Software version (if not a Wikimedia wiki), browser information, screenshots, other information, etc.:

Event Timeline

AntiCompositeNumber renamed this task from Citoid ISBN lookup working to Citoid ISBN lookup not working.Feb 24 2022, 6:56 PM
AntiCompositeNumber added a project: Citoid.

It's probable we ran into our request limit with worldcat, but I can't find any obvious spike on the 24th like we've had in the past with bots eating up our requests. It's working for now - we should perhaps improve metrics/ tracking to alert us when we go over our request limit.

Down again. Would it be possible to return an error other than 404 for this? I have a few (infrequently run) integration tests that use this API, and it would be useful to be able to detect when this happens.

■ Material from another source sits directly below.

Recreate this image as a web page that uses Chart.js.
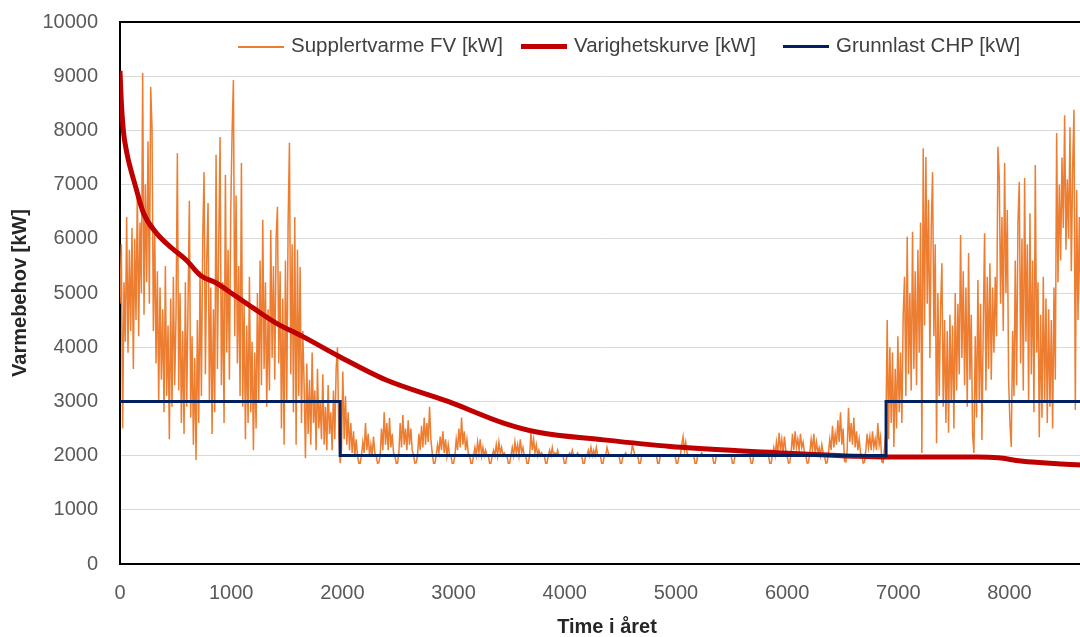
<!DOCTYPE html>
<html>
<head>
<meta charset="utf-8">
<title>Varmebehov</title>
<script src="https://cdn.jsdelivr.net/npm/chart.js@4.4.1/dist/chart.umd.min.js"></script>
<style>
    html, body {
        margin: 0;
        padding: 0;
        width: 1080px;
        height: 637px;
        overflow: hidden;
        background: #ffffff;
    }
    #wrap {
        position: relative;
        width: 1094px;
        height: 637px;
    }
    #legend {
        position: absolute;
        left: 0;
        top: 0;
        font-family: 'Liberation Sans', Arial, sans-serif;
        font-size: 20.5px;
        color: #404040;
    }
    .item {
        position: absolute;
        top: 33px;
        height: 24px;
        line-height: 24px;
        white-space: nowrap;
    }
    .swatch {
        display: inline-block;
        width: 46px;
        vertical-align: middle;
        margin-right: 7px;
    }
</style>
</head>
<body>
<div id="wrap">
    <canvas id="graph" width="1094" height="637"></canvas>
    <div id="legend"></div>
</div>
<script>
const HOURS_STEP = 12;

const seriesNames = ['Supplertvarme FV [kW]', 'Varighetskurve [kW]', 'Grunnlast CHP [kW]'];
const seriesColors = ['#ed7d31', '#c00000', '#002060'];

const xTickValues = [0, 1000, 2000, 3000, 4000, 5000, 6000, 7000, 8000];
const yTickValues = [0, 1000, 2000, 3000, 4000, 5000, 6000, 7000, 8000, 9000, 10000];

// Supplertvarme FV, one reading every 12 hours: winter (0-1968 h)
const supplWinterStart = [
    4800, 5900, 2500, 5200, 4100, 6400, 3900, 5800, 4300, 6200,
    3600, 6000, 4500, 6900, 4200, 6300, 5000, 9060, 4600, 7000,
    5200, 7800, 4800, 8800, 8050, 4300, 6200, 3700, 5400, 3000,
    5100, 3400, 4700, 2800, 5500, 3100, 4400, 2300, 4900, 2900,
    5300, 3300, 4600, 7580, 3200, 5000, 2600, 4300, 2400, 5200,
    2900, 4800, 6700, 2700, 4200, 2200, 3800, 1920, 4500, 2600,
    5400, 3100, 6000, 7230, 3500, 5600, 6660, 3000, 5100, 2400,
    4700, 2800, 7550, 3600, 5900, 7880, 3300, 5200, 2600, 7180,
    3900, 5800, 3400, 6500, 7950, 8930, 4200, 6800, 3700, 5500,
    3100, 7400, 2900, 4800, 2300, 4400, 2600, 5300, 2800, 4100,
    2100, 3900, 2500, 5000, 3000, 5600, 3300, 6350, 3600, 5200,
    2900, 4700, 3200, 6160, 3800, 5500, 3400, 6000, 6590, 3700,
    5400, 2500, 4900, 2200, 5600, 3000, 6300, 7770, 3500, 5900,
    2800, 6400, 2200, 5800, 3100, 5480, 2600, 4300, 3300, 1950,
    3700, 2400, 3400, 2200, 3900, 2600, 3200, 2100, 3600, 2500,
    3000, 2300, 3500, 2200, 2900, 2100, 3300, 2400, 2800, 2100,
    3200, 2300, 3600, 4000, 2400
];

// summer (1980-6888 h), one row per week, weekend dip first
const supplSummer = [
    1860, 2100, 3550, 2300, 3100, 2200, 2800, 2100, 2600, 2050, 2450, 2000, 2300, 2000,
    1860, 1860, 2000, 2250, 2050, 2600, 2100, 2400, 2000, 2200, 2000, 2350, 2050, 2000,
    1860, 1870, 2000, 2500, 2100, 2800, 2200, 2600, 2100, 2700, 2150, 2400, 2050, 2000,
    1860, 1860, 2050, 2600, 2150, 2750, 2200, 2500, 2100, 2650, 2200, 2500, 2100, 2000,
    1860, 1870, 2000, 2400, 2100, 2550, 2150, 2700, 2200, 2600, 2250, 2900, 2300, 2050,
    1860, 1860, 2000, 2200, 2050, 2350, 2100, 2450, 2050, 2300, 2000, 2200, 2000, 2000,
    1860, 1860, 2000, 2300, 2100, 2500, 2150, 2700, 2200, 2450, 2100, 2300, 2050, 2000,
    1860, 1860, 2000, 2150, 2000, 2250, 2050, 2300, 2000, 2150, 2000, 2100, 2000, 2000,
    1860, 1860, 2000, 2100, 2000, 2200, 2000, 2250, 2050, 2150, 2000, 2050, 2000, 2000,
    1860, 1860, 2000, 2150, 2000, 2250, 2050, 2200, 2000, 2300, 2050, 2150, 2000, 2000,
    1860, 1860, 2000, 2420, 2100, 2300, 2050, 2200, 2000, 2100, 2000, 2050, 2000, 2000,
    1860, 1860, 2000, 2100, 2000, 2150, 2000, 2050, 2000, 2100, 2000, 2000, 2000, 2000,
    1860, 1860, 2000, 2000, 2050, 2000, 2100, 2000, 2000, 2000, 2050, 2000, 2000, 2000,
    1860, 1860, 2000, 2000, 2100, 2000, 2150, 2000, 2100, 2000, 2150, 2000, 2000, 2000,
    1860, 1860, 2000, 2000, 2150, 2050, 2000, 2000, 2000, 2000, 2000, 2000, 2000, 2000,
    1860, 1860, 2000, 2000, 2050, 2000, 2000, 2000, 2000, 2200, 2100, 2000, 2000, 2000,
    1860, 1860, 2000, 2000, 2000, 2000, 2000, 2000, 2000, 2000, 2000, 2000, 2000, 2000,
    1860, 1860, 2000, 2000, 2000, 2000, 2000, 2000, 2000, 2000, 2000, 2000, 2000, 2000,
    1860, 1860, 2000, 2000, 2200, 2350, 2100, 2250, 2050, 2000, 2000, 2000, 2000, 2000,
    1860, 1860, 2000, 2000, 2000, 2050, 2000, 2000, 2000, 2000, 2000, 2000, 2000, 2000,
    1860, 1860, 2000, 2000, 2000, 2000, 2000, 2000, 2000, 2000, 2000, 2000, 2000, 2000,
    1860, 1860, 2000, 2000, 2000, 2000, 2000, 2000, 2000, 2000, 2000, 2000, 2000, 2000,
    1860, 1860, 2000, 2000, 2000, 2050, 2000, 2000, 2000, 2000, 2050, 2000, 2000, 2000,
    1860, 1860, 2000, 2150, 2000, 2250, 2050, 2420, 2100, 2300, 2050, 2350, 2100, 2000,
    1860, 1870, 2050, 2400, 2100, 2450, 2150, 2300, 2100, 2400, 2150, 2250, 2050, 2000,
    1860, 1870, 2050, 2300, 2100, 2400, 2050, 2250, 2050, 2150, 2000, 2200, 2050, 2000,
    1860, 1870, 2050, 2300, 2100, 2550, 2150, 2400, 2200, 2650, 2250, 2800, 2200, 2500,
    1900, 1880, 2100, 2880, 2250, 2600, 2200, 2700, 2150, 2450, 2100, 2300, 2050, 2000,
    1860, 1880, 2100, 2400, 2150, 2350, 2100, 2450, 2150, 2300, 2100, 2600, 2200, 2350,
    1880, 1870, 2150, 2400
];

// winter again (6900-8748 h)
const supplWinterEnd = [
    4500, 2300, 4000, 2600, 3900, 2160, 3600, 2500, 4200, 2800,
    3900, 2600, 4600, 5300, 3100, 6040, 3500, 5000, 3200, 6130,
    3600, 5400, 3300, 5800, 3900, 6300, 2050, 7670, 4400, 7510,
    4800, 6720, 3800, 6200, 7230, 4200, 5900, 2230, 5000, 3100,
    4700, 5550, 2900, 4500, 2600, 4300, 2420, 4600, 3000, 4400,
    2500, 5000, 3200, 4800, 3500, 6070, 3800, 5400, 3300, 5100,
    2900, 5740, 3400, 4600, 2400, 2050, 4200, 2700, 5240, 3000,
    4800, 2290, 4400, 6100, 3200, 5300, 3600, 5550, 3400, 5100,
    3900, 5300, 4200, 7700, 7120, 4800, 6400, 4300, 7400, 5000,
    6530, 3400, 2600, 2160, 4300, 3100, 5600, 3300, 6300, 7050,
    3700, 6000, 3200, 7120, 4100, 5900, 3000, 6470, 3500, 5600,
    2800, 7360, 3900, 5200, 2340, 4600, 2700, 5300, 3000, 4900,
    2600, 4700, 2900, 4500, 2500, 5100, 3400, 7950, 5200, 7000,
    5600, 7500, 6200, 8280, 5800, 7100, 6000, 8060, 5400, 7300,
    8380, 2840, 6900, 4500, 6400, 4800, 6700, 5000, 7200, 5300,
    6800, 4900, 7100, 5500, 6600
];

// Varighetskurve (sorted load)
const durationHours = [0, 10, 30, 60, 90, 135, 210, 330, 465, 600, 720, 870, 1000, 1200, 1400, 1650,
    1980, 2400, 2950, 3450, 3760, 4350, 4950, 5560, 5850, 6150, 6600, 6910, 7720, 7900, 8100, 8470, 8760];
const durationValues = [9100, 8600, 8000, 7600, 7330, 7000, 6480, 6100, 5830, 5600, 5330, 5180, 5000, 4720, 4450, 4190,
    3820, 3390, 3000, 2600, 2430, 2290, 2170, 2090, 2060, 2030, 1990, 1975, 1975, 1960, 1900, 1845, 1820];

// Grunnlast CHP
const baseHours = [0, 1980, 1980, 6890, 6890, 8760];
const baseValues = [3000, 3000, 2000, 2000, 3000, 3000];

const tickFont = { family: "'Liberation Sans', Arial, sans-serif", size: 20 };
const titleFont = { family: "'Liberation Sans', Arial, sans-serif", size: 20, weight: 'bold', lineHeight: 1 };

function toPoints(xs, ys) {
    return ys.map((y, i) => ({ x: xs[i], y: y }));
}

function fixedTicks(values) {
    return (scale) => {
        scale.ticks = values.map(v => ({ value: v }));
    };
}

const supplValues = supplWinterStart.concat(supplSummer, supplWinterEnd);
const supplPoints = supplValues.map((v, i) => ({ x: i * HOURS_STEP, y: v }));

const chart = new Chart(document.getElementById('graph'), {
    type: 'line',
    data: {
        datasets: [
            {
                label: seriesNames[0],
                data: supplPoints,
                borderColor: seriesColors[0],
                borderWidth: 1.5,
                order: 3
            },
            {
                label: seriesNames[1],
                data: toPoints(durationHours, durationValues),
                borderColor: seriesColors[1],
                borderWidth: 5,
                cubicInterpolationMode: 'monotone',
                order: 2
            },
            {
                label: seriesNames[2],
                data: toPoints(baseHours, baseValues),
                borderColor: seriesColors[2],
                borderWidth: 3,
                order: 1
            }
        ]
    },
    options: {
        responsive: false,
        animation: false,
        layout: { padding: { left: 8, top: 22, right: 0, bottom: 0 } },
        elements: { point: { radius: 0 }, line: { fill: false } },
        plugins: {
            legend: { display: false },
            tooltip: { enabled: false }
        },
        scales: {
            x: {
                type: 'linear',
                min: 0,
                max: 8760,
                afterBuildTicks: fixedTicks(xTickValues),
                ticks: {
                    maxRotation: 0,
                    autoSkip: false,
                    padding: 17,
                    color: '#595959',
                    font: tickFont,
                    callback: (v) => String(v)
                },
                grid: { display: false, drawTicks: false },
                border: { color: '#000000', width: 2 },
                title: {
                    display: true,
                    text: 'Time i året',
                    color: '#262626',
                    font: titleFont,
                    padding: 0
                },
                afterFit: (scale) => {
                    scale.height = 73;
                    scale.paddingRight = 0;
                }
            },
            y: {
                min: 0,
                max: 10000,
                afterBuildTicks: fixedTicks(yTickValues),
                ticks: {
                    autoSkip: false,
                    padding: 22,
                    color: '#595959',
                    font: tickFont,
                    callback: (v) => String(v)
                },
                grid: {
                    drawTicks: false,
                    color: (ctx) => ctx.tick && ctx.tick.value === 10000 ? '#000000' : '#d9d9d9',
                    lineWidth: (ctx) => ctx.tick && ctx.tick.value === 10000 ? 2 : 1
                },
                border: { color: '#000000', width: 2 },
                title: {
                    display: true,
                    text: 'Varmebehov [kW]',
                    color: '#262626',
                    font: titleFont,
                    padding: 2
                },
                afterFit: (scale) => {
                    scale.width = 112;
                    scale.paddingTop = 0;
                    scale.paddingBottom = 0;
                }
            }
        }
    }
});

// legend drawn inside the plot, as in the original
const legendLayout = [
    { left: 238, thickness: 2 },
    { left: 521, thickness: 5 },
    { left: 783, thickness: 3 }
];
const legendBox = document.getElementById('legend');
chart.data.datasets.forEach((ds, i) => {
    const item = document.createElement('div');
    item.className = 'item';
    item.style.left = legendLayout[i].left + 'px';
    const swatch = document.createElement('span');
    swatch.className = 'swatch';
    swatch.style.height = legendLayout[i].thickness + 'px';
    swatch.style.background = ds.borderColor;
    item.appendChild(swatch);
    item.appendChild(document.createTextNode(ds.label));
    legendBox.appendChild(item);
});
</script>
</body>
</html>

@akosiaris - looks like for the last week or so we're getting hammered for isbn requests so much it's made the current error rate like 70% -> https://grafana.wikimedia.org/d/NJkCVermz/citoid?orgId=1&from=now-30d&to=now&refresh=5m

Any chance you could take a look?

@akosiaris - looks like for the last week or so we're getting hammered for isbn requests so much it's made the current error rate like 70% -> https://grafana.wikimedia.org/d/NJkCVermz/citoid?orgId=1&from=now-30d&to=now&refresh=5m

Any chance you could take a look?

The request rate jumped from ~0.6 rps average to ~4 rps at spikes so it's not exactly what I would call "getting hammered". There is indeed a single IP that is doing all that traffic and I did ban it in the interest of un-breaking the service but :

  • It's an AWS IP, if they are persistent they can just get a new one in that cloud provider or any other cloud provider. That would make it a whack-a-mole game and it's not in our best interest to play that game.
  • They are clearly within both API https://www.mediawiki.org/wiki/API:Etiquette AND REST API limits (https://www.mediawiki.org/wiki/API:Etiquette). They are above the limits we discussed in T294010#7604614 (but never implemented?) though, so we need to update that in order to have something public about this.

But they are probably NOT even aware of what they are doing, just using an open source library. The user-agent in those requests is "isbnlib" and sure enough a google search returns: https://pypi.org/project/isbnlib/. Now look at the descriptions of functions meta(isbn, service='default') and editions(isbn, service='merge')

May I suggest you reach out to the writer of that library and inform them that we aren't able to be an endpoint for their library?

Copying from the other thread -

It's ~70 rps at those peaks. They are most definitely violating https://www.mediawiki.org/wiki/API:Etiquette (even if we don't have hard numbers in that page) and we can take action against that. A quick look at turnilo shows a single AWS IP with a user agent of Apache-HttpClient/4.5.6 (Java/1.8.0_265) doing the vast majority of these calls in the last day (>85%).

I 've gone ahead and added them to our abuser lists (in the private repo). It will take some 30 minutes to propagate fully, but after that they should receive back a 403 asking them to contact noc@wikimedia.org.

To be fair, https://en.wikipedia.org/api/rest_v1/ says limit it to 200 r/s.

I had forgotten about that. Good point.

Unfortunately even 1r/s would eat up our quota. We could add more specific documentation to citoid on the page.

Yup, we should do that. Having a global recommendation that is incompatible with more specific services like Citoid isn't good decorum. Thanks for bringing it up!

Ideas on sensible limits? Can we handle 1r/s for urls, and for isbns set a daily cap or something?

We can't currently implement that unfortunately, but saying something like 100 requests/day is ok. As far as sensible limits go... 1 rps for urls sounds fine by me. As far as ISBNs goes, it's all about how many users we want to support. e.g. 1000 rpd allows space for 50 users daily maxing out their cap. Which, taking history into account, has low chances of happening while also allowing a heavy human user to perform quite a bit of ISBN lookups.

I've written these limits in this PR here - https://github.com/wikimedia/restbase/pull/1301

It seems to be working smoothly again. Is it the magic of the limit?

Closing as we're not longer using this api.